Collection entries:
# # # #
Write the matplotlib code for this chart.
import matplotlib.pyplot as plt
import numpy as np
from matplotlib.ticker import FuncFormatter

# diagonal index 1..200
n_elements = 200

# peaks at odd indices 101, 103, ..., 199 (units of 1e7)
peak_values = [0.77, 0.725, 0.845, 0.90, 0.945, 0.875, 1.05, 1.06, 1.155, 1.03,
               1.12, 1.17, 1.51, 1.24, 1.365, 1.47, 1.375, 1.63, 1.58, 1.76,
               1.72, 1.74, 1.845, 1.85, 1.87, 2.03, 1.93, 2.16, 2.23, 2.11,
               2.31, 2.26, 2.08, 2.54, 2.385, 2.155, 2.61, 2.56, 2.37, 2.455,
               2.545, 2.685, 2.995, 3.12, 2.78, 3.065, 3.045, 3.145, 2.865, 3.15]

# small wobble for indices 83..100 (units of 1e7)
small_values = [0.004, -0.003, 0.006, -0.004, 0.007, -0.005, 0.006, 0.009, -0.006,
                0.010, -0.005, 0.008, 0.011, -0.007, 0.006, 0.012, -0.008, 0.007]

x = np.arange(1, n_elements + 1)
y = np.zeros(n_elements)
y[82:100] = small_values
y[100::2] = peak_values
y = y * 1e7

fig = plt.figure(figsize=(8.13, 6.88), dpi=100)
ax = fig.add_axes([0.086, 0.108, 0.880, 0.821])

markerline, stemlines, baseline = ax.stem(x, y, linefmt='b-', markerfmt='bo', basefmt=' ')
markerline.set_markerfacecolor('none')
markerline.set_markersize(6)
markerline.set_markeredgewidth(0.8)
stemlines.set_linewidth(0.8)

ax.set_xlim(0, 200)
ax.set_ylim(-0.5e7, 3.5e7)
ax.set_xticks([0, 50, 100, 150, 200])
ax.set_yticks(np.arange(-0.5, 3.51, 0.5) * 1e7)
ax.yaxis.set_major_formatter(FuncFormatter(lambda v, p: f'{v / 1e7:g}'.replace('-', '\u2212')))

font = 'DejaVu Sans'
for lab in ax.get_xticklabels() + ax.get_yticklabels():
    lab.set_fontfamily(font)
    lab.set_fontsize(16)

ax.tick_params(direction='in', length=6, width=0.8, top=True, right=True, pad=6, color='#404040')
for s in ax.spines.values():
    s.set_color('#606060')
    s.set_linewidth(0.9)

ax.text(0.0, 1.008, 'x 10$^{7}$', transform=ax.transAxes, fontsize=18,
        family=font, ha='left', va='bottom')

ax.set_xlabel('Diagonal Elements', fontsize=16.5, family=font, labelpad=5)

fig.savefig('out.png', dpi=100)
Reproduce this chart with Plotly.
# # # #
Copy out each record, keeping every word as it is.

→ Result
Write the matplotlib code for this chart.
import matplotlib.pyplot as plt
import numpy as np
from matplotlib.ticker import FuncFormatter

# diagonal index 1..200
n_elements = 200

# peaks at odd indices 101, 103, ..., 199 (units of 1e7)
peak_values = [0.77, 0.725, 0.845, 0.90, 0.945, 0.875, 1.05, 1.06, 1.155, 1.03,
               1.12, 1.17, 1.51, 1.24, 1.365, 1.47, 1.375, 1.63, 1.58, 1.76,
               1.72, 1.74, 1.845, 1.85, 1.87, 2.03, 1.93, 2.16, 2.23, 2.11,
               2.31, 2.26, 2.08, 2.54, 2.385, 2.155, 2.61, 2.56, 2.37, 2.455,
               2.545, 2.685, 2.995, 3.12, 2.78, 3.065, 3.045, 3.145, 2.865, 3.15]

# small wobble for indices 83..100 (units of 1e7)
small_values = [0.004, -0.003, 0.006, -0.004, 0.007, -0.005, 0.006, 0.009, -0.006,
                0.010, -0.005, 0.008, 0.011, -0.007, 0.006, 0.012, -0.008, 0.007]

x = np.arange(1, n_elements + 1)
y = np.zeros(n_elements)
y[82:100] = small_values
y[100::2] = peak_values
y = y * 1e7

fig = plt.figure(figsize=(8.13, 6.88), dpi=100)
ax = fig.add_axes([0.086, 0.108, 0.880, 0.821])

markerline, stemlines, baseline = ax.stem(x, y, linefmt='b-', markerfmt='bo', basefmt=' ')
markerline.set_markerfacecolor('none')
markerline.set_markersize(6)
markerline.set_markeredgewidth(0.8)
stemlines.set_linewidth(0.8)

ax.set_xlim(0, 200)
ax.set_ylim(-0.5e7, 3.5e7)
ax.set_xticks([0, 50, 100, 150, 200])
ax.set_yticks(np.arange(-0.5, 3.51, 0.5) * 1e7)
ax.yaxis.set_major_formatter(FuncFormatter(lambda v, p: f'{v / 1e7:g}'.replace('-', '\u2212')))

font = 'DejaVu Sans'
for lab in ax.get_xticklabels() + ax.get_yticklabels():
    lab.set_fontfamily(font)
    lab.set_fontsize(16)

ax.tick_params(direction='in', length=6, width=0.8, top=True, right=True, pad=6, color='#404040')
for s in ax.spines.values():
    s.set_color('#606060')
    s.set_linewidth(0.9)

ax.text(0.0, 1.008, 'x 10$^{7}$', transform=ax.transAxes, fontsize=18,
        family=font, ha='left', va='bottom')

ax.set_xlabel('Diagonal Elements', fontsize=16.5, family=font, labelpad=5)

fig.savefig('out.png', dpi=100)
Reproduce this chart with Plotly.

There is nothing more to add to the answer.